8. Example: Locks for file systems
   • Filesystem move:
     • move(dir1, dir2, filename):
  unlink(dir1, filename)
  link(dir2, filename)
   • Coarse-grained locking:
     • move(dir1, dir2, filename):
  acquire(fs_lock)
  unlink(dir1, filename)
  link(dir2, filename)
  release(fs_lock)
     • Bad performance: can't move two different files between entirely different directories at the same time.
   • Fine-grained locking:
     • move(dir1, dir2, filename):
  acquire(dir1.lock)
  unlink(dir1, filename)
  release(dir1.lock)
  acquire(dir2.lock)
  link(dir2, filename)
  release(dir2.lock)
     • Better performance, but incorrect. What if dir2 is renamed between release and acquire?

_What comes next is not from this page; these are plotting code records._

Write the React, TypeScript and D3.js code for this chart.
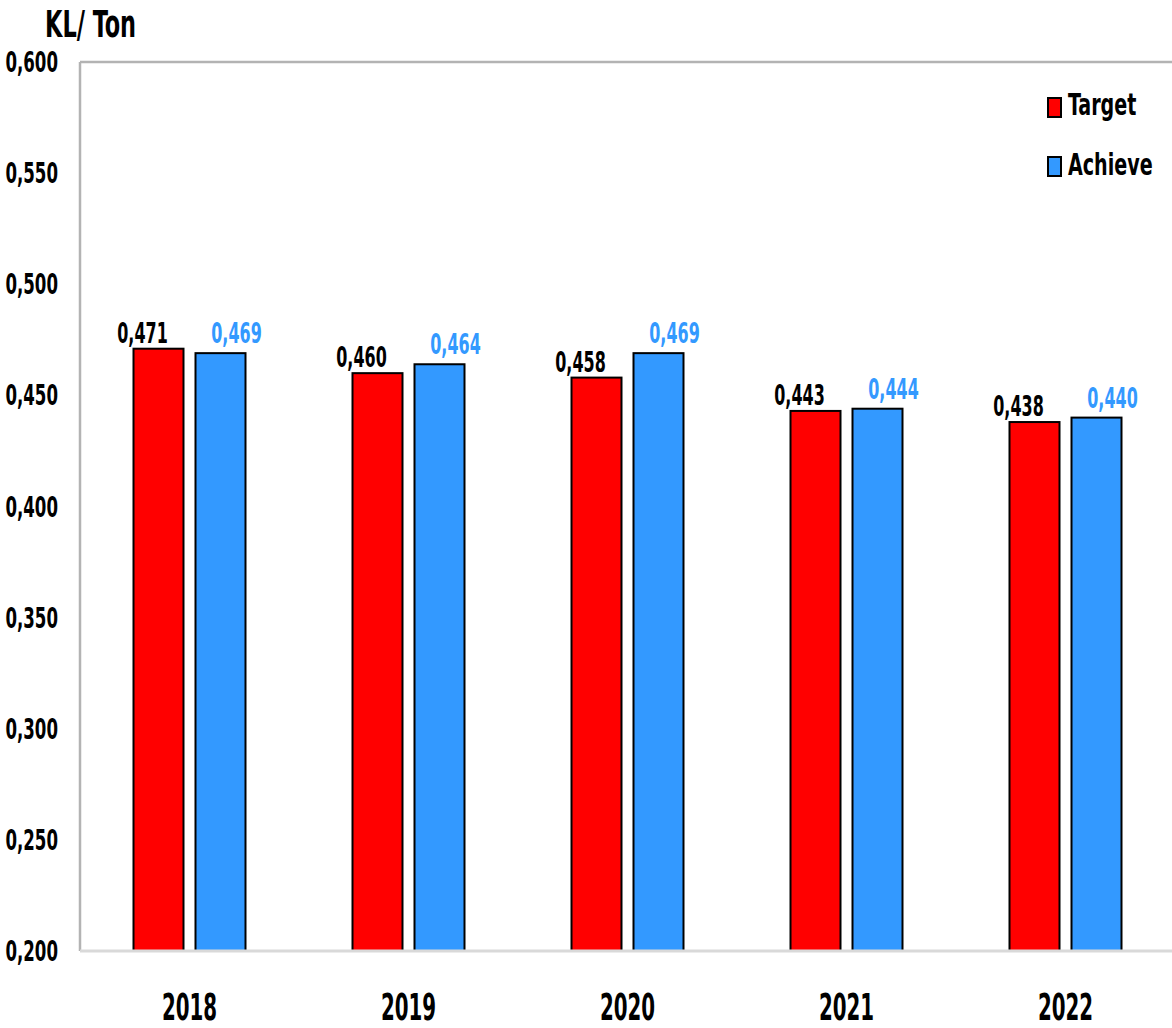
import React from "react";
import * as d3 from "d3";

const years = ["2018", "2019", "2020", "2021", "2022"];
const target = [0.471, 0.46, 0.458, 0.443, 0.438];
const achieve = [0.469, 0.464, 0.469, 0.444, 0.44];
const yTicks = [0.2, 0.25, 0.3, 0.35, 0.4, 0.45, 0.5, 0.55, 0.6];
const seriesNames = ["Target", "Achieve"];
const seriesColors = ["#FF0000", "#3399FF"];
const labelColors = ["#000000", "#3399FF"];

const W = 1172;
const H = 1028;
const left = 80;
const top = 62;
const bottom = 951;
const right = 1175;
const FONT = "'DejaVu Sans Condensed', 'Liberation Sans Narrow', sans-serif";

const fmt = (v: number) => d3.format(".3f")(v).replace(".", ",");

function STxt(props: { x: number; y: number; size: number; sx?: number; sy?: number; anchor?: string; fill?: string; children: any }) {
  const { x, y, size, sx = 0.76, sy = 1.25, anchor = "middle", fill = "#000", children } = props;
  return (
    <text
      transform={`translate(${x},${y}) scale(${sx},${sy})`}
      textAnchor={anchor as any}
      fontFamily={FONT}
      fontWeight="bold"
      fontSize={size}
      fill={fill}
    >
      {children}
    </text>
  );
}

export default function App() {
  const x = d3.scaleBand<string>().domain(years).range([left, right]).padding(0);
  const y = d3.scaleLinear().domain([0.2, 0.6]).range([bottom, top]);
  const barW = 50;
  const offs = [-31, 31];
  const labOffs = [-47, 47];
  const labGap = [6, 10];
  const data = [target, achieve];

  return (
    <svg width={W} height={H} style={{ position: "absolute", left: 0, top: 0, background: "#fff" }}>
      <rect x={0} y={0} width={W} height={H} fill="#fff" />
      <line x1={left} y1={top} x2={W} y2={top} stroke="#b3b3b3" strokeWidth={2.5} />
      <line x1={left} y1={top} x2={left} y2={bottom} stroke="#b3b3b3" strokeWidth={2.5} />
      {data.map((series, si) =>
        series.map((v, i) => {
          const cx = (x(years[i]) as number) + x.bandwidth() / 2 + offs[si];
          return (
            <rect
              key={`b${si}-${i}`}
              x={cx - barW / 2}
              y={y(v)}
              width={barW}
              height={bottom - y(v)}
              fill={seriesColors[si]}
              stroke="#000"
              strokeWidth={2}
            />
          );
        })
      )}
      <line x1={left} y1={bottom} x2={W} y2={bottom} stroke="#d9d9d9" strokeWidth={3} />
      {data.map((series, si) =>
        series.map((v, i) => {
          const cx = (x(years[i]) as number) + x.bandwidth() / 2 + labOffs[si];
          return (
            <STxt key={`l${si}-${i}`} x={cx} y={y(v) - labGap[si]} size={24} sx={0.74} sy={1.18} fill={labelColors[si]}>
              {fmt(v)}
            </STxt>
          );
        })
      )}
      {yTicks.map((t) => (
        <STxt key={`t${t}`} x={58} y={y(t) + 10} size={24} sx={0.77} sy={1.2} anchor="end">
          {fmt(t)}
        </STxt>
      ))}
      {years.map((yr) => (
        <STxt key={`x${yr}`} x={(x(yr) as number) + x.bandwidth() / 2} y={1020} size={29} sx={0.76} sy={1.3}>
          {yr}
        </STxt>
      ))}
      <STxt x={45} y={37} size={29} sx={0.86} sy={1.3} anchor="start">
        KL/ Ton
      </STxt>
      {seriesNames.map((n, i) => (
        <g key={`lg${n}`}>
          <rect x={1048} y={98 + i * 59} width={13} height={19} fill={seriesColors[i]} stroke="#000" strokeWidth={2} />
          <STxt x={1068} y={115 + i * 60} size={25} sx={0.85} sy={1.2} anchor="start">
            {n}
          </STxt>
        </g>
      ))}
    </svg>
  );
}
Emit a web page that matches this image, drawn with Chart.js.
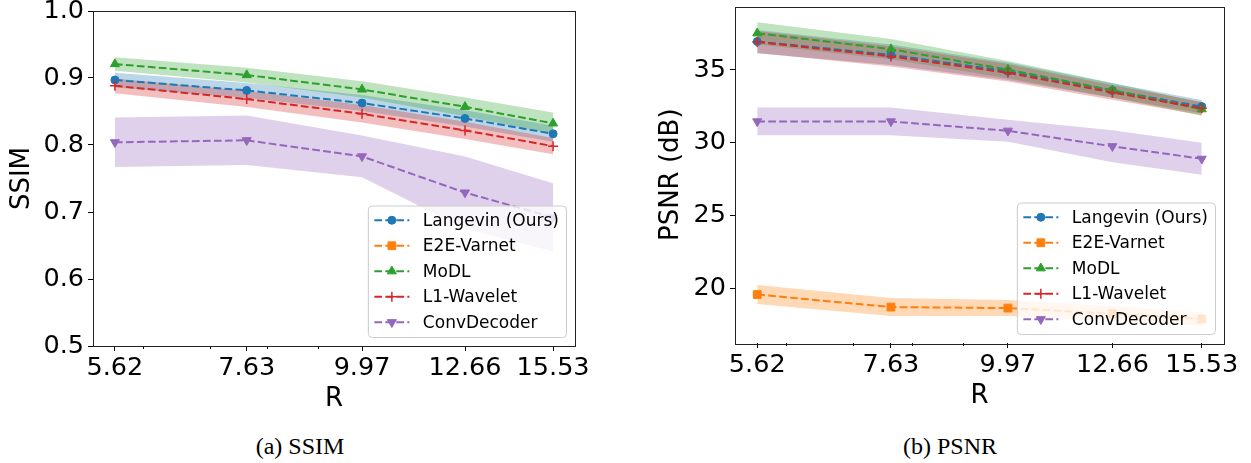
<!DOCTYPE html>
<html>
<head>
<meta charset="utf-8">
<script src="https://cdn.jsdelivr.net/npm/chart.js@4.4.0/dist/chart.umd.min.js"></script>
<style>
  body { margin: 0; background: #fff; width: 1251px; height: 463px; overflow: hidden; position: relative; }
  canvas { position: absolute; top: 0; }
  #ssim { left: 0; }
  #psnr { left: 620px; }
  .cap { position: absolute; top: 433px; font-family: 'Liberation Serif', serif; font-size: 24px; color: #000; transform: translateX(-50%); white-space: nowrap; }
</style>
</head>
<body>
<canvas id="ssim" width="620" height="420"></canvas>
<canvas id="psnr" width="631" height="420"></canvas>
<div class="cap" style="left:300px">(a) SSIM</div>
<div class="cap" style="left:950px">(b) PSNR</div>
<script>
// acceleration factors on the x axis
const R = [5.62, 7.63, 9.97, 12.66, 15.53];
const R_LABELS = ['5.62', '7.63', '9.97', '12.66', '15.53'];
const MINOR_R = [6, 7, 8, 9];

const METHODS = ['Langevin (Ours)', 'E2E-Varnet', 'MoDL', 'L1-Wavelet', 'ConvDecoder'];
const COLORS = ['31,119,180', '255,127,14', '44,160,44', '214,39,40', '148,103,189'];

// SSIM mean / std per method (E2E-Varnet falls below the plotted range)
const SSIM_LANGEVIN = [0.897, 0.8815, 0.8626, 0.8397, 0.8167];
const SSIM_LANGEVIN_STD = [0.011, 0.011, 0.012, 0.012, 0.012];
const SSIM_E2E = [null, null, null, null, null];
const SSIM_E2E_STD = [null, null, null, null, null];
const SSIM_MODL = [0.9208, 0.9044, 0.883, 0.857, 0.8323];
const SSIM_MODL_STD = [0.010, 0.011, 0.012, 0.014, 0.016];
const SSIM_L1 = [0.8884, 0.8686, 0.8466, 0.8218, 0.7983];
const SSIM_L1_STD = [0.011, 0.012, 0.013, 0.013, 0.012];
const SSIM_CONV = [0.804, 0.807, 0.783, 0.729, 0.692];
const SSIM_CONV_STD = [0.037, 0.037, 0.031, 0.054, 0.051];
const SSIM_TICKS = [0.5, 0.6, 0.7, 0.8, 0.9, 1.0];

// PSNR mean / std per method
const PSNR_LANGEVIN = [36.95, 36.04, 34.91, 33.58, 32.48];
const PSNR_LANGEVIN_STD = [0.8, 0.7, 0.6, 0.5, 0.45];
const PSNR_E2E = [19.56, 18.7, 18.63, 18.25, 17.88];
const PSNR_E2E_STD = [0.65, 0.62, 0.55, 0.5, 0.45];
const PSNR_MODL = [37.52, 36.43, 35.02, 33.6, 32.3];
const PSNR_MODL_STD = [0.75, 0.7, 0.6, 0.5, 0.45];
const PSNR_L1 = [36.92, 35.93, 34.8, 33.45, 32.36];
const PSNR_L1_STD = [0.75, 0.7, 0.6, 0.5, 0.45];
const PSNR_CONV = [31.46, 31.46, 30.82, 29.75, 28.89];
const PSNR_CONV_STD = [0.95, 0.95, 0.75, 1.1, 1.1];
const PSNR_TICKS = [20, 25, 30, 35];

const MARKERS = [
  { pointStyle: 'circle', radius: 4, rotation: 0 },
  { pointStyle: 'rect', radius: 5.5, rotation: 0 },
  { pointStyle: 'triangle', radius: 5.2, rotation: 0 },
  { pointStyle: 'cross', radius: 5, rotation: 0 },
  { pointStyle: 'triangle', radius: 5.2, rotation: 180 }
];

const FONT = "'DejaVu Sans'";

function pts(vals, off, sign) {
  return R.map((x, i) => ({
    x: x,
    y: vals[i] == null ? null : vals[i] + (off ? sign * off[i] : 0)
  }));
}

function buildDatasets(means, stds) {
  const bands = [], lines = [];
  means.forEach((m, i) => {
    const c = COLORS[i];
    bands.push({
      data: pts(m, stds[i], 1), borderColor: 'rgba(0,0,0,0)', borderWidth: 0,
      pointRadius: 0, fill: false, order: 20 - i, tension: 0
    });
    bands.push({
      data: pts(m, stds[i], -1), borderColor: 'rgba(0,0,0,0)', borderWidth: 0,
      pointRadius: 0, fill: 2 * i, backgroundColor: 'rgba(' + c + ',0.3)', order: 20 - i, tension: 0
    });
    lines.push({
      label: METHODS[i], data: pts(m), borderColor: 'rgb(' + c + ')', backgroundColor: 'rgb(' + c + ')',
      borderWidth: 2, borderDash: [7.7, 3.3], fill: false, tension: 0,
      pointStyle: MARKERS[i].pointStyle, pointRadius: MARKERS[i].radius,
      pointRotation: MARKERS[i].rotation, pointBorderWidth: i === 3 ? 1.5 : 1,
      pointBorderColor: 'rgb(' + c + ')', pointBackgroundColor: 'rgb(' + c + ')',
      order: 10 - i
    });
  });
  return bands.concat(lines);
}

// frame, minor ticks and a matplotlib-like legend in the lower right
const decor = {
  id: 'decor',
  afterDatasetsDraw(chart) {
    const ctx = chart.ctx, a = chart.chartArea, xs = chart.scales.x;
    ctx.save();
    ctx.strokeStyle = '#000';
    ctx.lineWidth = 1;
    MINOR_R.forEach(v => {
      const px = Math.round(xs.getPixelForValue(v)) + 0.5;
      ctx.beginPath();
      ctx.moveTo(px, a.bottom);
      ctx.lineTo(px, a.bottom + 3);
      ctx.stroke();
    });
    ctx.strokeStyle = '#222';
    ctx.strokeRect(Math.round(a.left) + 0.5, Math.round(a.top) + 0.5,
      Math.round(a.right - a.left), Math.round(a.bottom - a.top));

    const lines = chart.data.datasets.filter(d => d.label);
    ctx.font = '17px ' + FONT;
    const textW = Math.max(...lines.map(d => ctx.measureText(d.label).width));
    const rowH = 25.5;
    const w = 55 + textW + 7, h = lines.length * rowH + 4;
    const bx = a.right - 9 - w, by = a.bottom - 9 - h;
    ctx.beginPath();
    ctx.roundRect(bx + 0.5, by + 0.5, w, h, 4);
    ctx.fillStyle = 'rgba(255,255,255,0.8)';
    ctx.fill();
    ctx.strokeStyle = '#cccccc';
    ctx.stroke();
    lines.forEach((d, i) => {
      const cy = by + 2 + rowH * (i + 0.5);
      const hx = bx + 6.5;
      ctx.save();
      ctx.strokeStyle = d.borderColor;
      ctx.lineWidth = 2;
      ctx.setLineDash([7.7, 3.3]);
      ctx.beginPath();
      ctx.moveTo(hx, cy);
      ctx.lineTo(hx + 35, cy);
      ctx.stroke();
      ctx.restore();
      ctx.save();
      ctx.fillStyle = d.borderColor;
      ctx.strokeStyle = d.borderColor;
      ctx.lineWidth = d.pointBorderWidth;
      Chart.helpers.drawPoint(ctx, {
        pointStyle: d.pointStyle, radius: d.pointRadius, rotation: d.pointRotation,
        borderWidth: d.pointBorderWidth
      }, hx + 17.5, cy);
      ctx.restore();
      ctx.fillStyle = '#000';
      ctx.textBaseline = 'middle';
      ctx.textAlign = 'left';
      ctx.fillText(d.label, bx + 55, cy + 1);
    });
    ctx.restore();
  }
};

function makeChart(id, means, stds, yTicks, yMin, yMax, yTitle, fmt, box) {
  const span = Math.log10(R[R.length - 1]) - Math.log10(R[0]);
  const xMin = Math.pow(10, Math.log10(R[0]) - 0.05 * span);
  const xMax = Math.pow(10, Math.log10(R[R.length - 1]) + 0.05 * span);
  return new Chart(document.getElementById(id), {
    type: 'line',
    data: { datasets: buildDatasets(means, stds) },
    options: {
      responsive: false,
      animation: false,
      layout: { padding: { top: box.top, right: box.right, left: 0, bottom: 0 } },
      plugins: {
        legend: { display: false },
        tooltip: { enabled: false },
        filler: { drawTime: 'beforeDatasetsDraw', propagate: false }
      },
      scales: {
        x: {
          type: 'logarithmic', min: xMin, max: xMax,
          grid: { display: true, drawOnChartArea: false, tickLength: 5, tickColor: '#000', tickWidth: 1 },
          border: { display: false },
          ticks: {
            autoSkip: false, maxRotation: 0, padding: 2, color: '#000',
            font: { family: FONT, size: 25.5 },
            callback: (v, i) => R_LABELS[i]
          },
          title: { display: true, text: 'R', color: '#000', font: { family: FONT, size: 26 }, padding: { top: 0, bottom: box.xTitlePad } },
          afterBuildTicks: s => { s.ticks = R.map(v => ({ value: v })); },
          afterFit: s => { s.height = box.xHeight; s.paddingLeft = 0; s.paddingRight = 0; }
        },
        y: {
          min: yMin, max: yMax,
          grid: { display: true, drawOnChartArea: false, tickLength: 5, tickColor: '#000', tickWidth: 1 },
          border: { display: false },
          ticks: { padding: 4, color: '#000', font: { family: FONT, size: 25.5 }, callback: fmt },
          title: { display: true, text: yTitle, color: '#000', font: { family: FONT, size: 26 }, padding: { top: box.yTitlePad, bottom: 0 } },
          afterBuildTicks: s => { s.ticks = yTicks.map(v => ({ value: v })); },
          afterFit: s => { s.width = box.yWidth; s.paddingTop = 0; s.paddingBottom = 0; }
        }
      }
    },
    plugins: [decor]
  });
}

makeChart('ssim',
  [SSIM_LANGEVIN, SSIM_E2E, SSIM_MODL, SSIM_L1, SSIM_CONV],
  [SSIM_LANGEVIN_STD, SSIM_E2E_STD, SSIM_MODL_STD, SSIM_L1_STD, SSIM_CONV_STD],
  SSIM_TICKS, 0.5, 1.0, 'SSIM', v => v.toFixed(1),
  { top: 11, right: 45, yWidth: 93, xHeight: 74, xTitlePad: 5.5, yTitlePad: 7 });

makeChart('psnr',
  [PSNR_LANGEVIN, PSNR_E2E, PSNR_MODL, PSNR_L1, PSNR_CONV],
  [PSNR_LANGEVIN_STD, PSNR_E2E_STD, PSNR_MODL_STD, PSNR_L1_STD, PSNR_CONV_STD],
  PSNR_TICKS, 16.23, 39.36, 'PSNR (dB)', v => String(v),
  { top: 3, right: 27, yWidth: 115, xHeight: 77, xTitlePad: 8.5, yTitlePad: 36 });
</script>
</body>
</html>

     • Bad because CPU sees inconsistent state.
   • Fine-grained locking + holding both locks
     • move(dir1, dir2, filename):
  acquire(dir1.lock)
  acquire(dir2.lock)
  unlink(dir1, filename)
  link(dir2, filename)
  release(dir1.lock)
  release(dir2.lock)
     • Deadlock when A does move(M, N, file1.txt), B does move(N, M, file2.txt).
   • Fine-grained locking + solving deadlock
     • Heuristic: Look for all places where multiple locks are held, and ensure that locks are acquired in the same order.
     • move(dir1, dir2, filename):
  if dir1.inum < dir2.inum:
    acquire(dir1.lock)
    acquire(dir2.lock)
  else:
    acquire(dir2.lock)
    acquire(dir1.lock)
  unlink(dir1, filename)
  link(dir2, filename)
  release(dir1.lock)
  release(dir2.lock)
     • Painful: Requires global reasoning about all locks.
   • Answer? Start coarse-grained and refine.
9. Implementing Locks
   • Attempt 1:
     • acquire(lock):
  while lock != 0:
   do nothing
  lock = 1
     • release(lock):
  lock = 0
     • Race condition: Both see lock = 0, set lock = 1, and execute code.
   • Problem: Need locks to implement locks.
   • Solution: Hardware support (atomic instructions).
   • x86 example: XCHG
     • XCHG reg, addr
  temp <- mem[addr]
  mem[addr] <- reg
  reg <- temp
   • Now:
     • acquire(lock):
  do:
   r <= 1
   XCHG r, lock
  while r == 1
   • Atomic operations made possible by the controller that manages access to memory.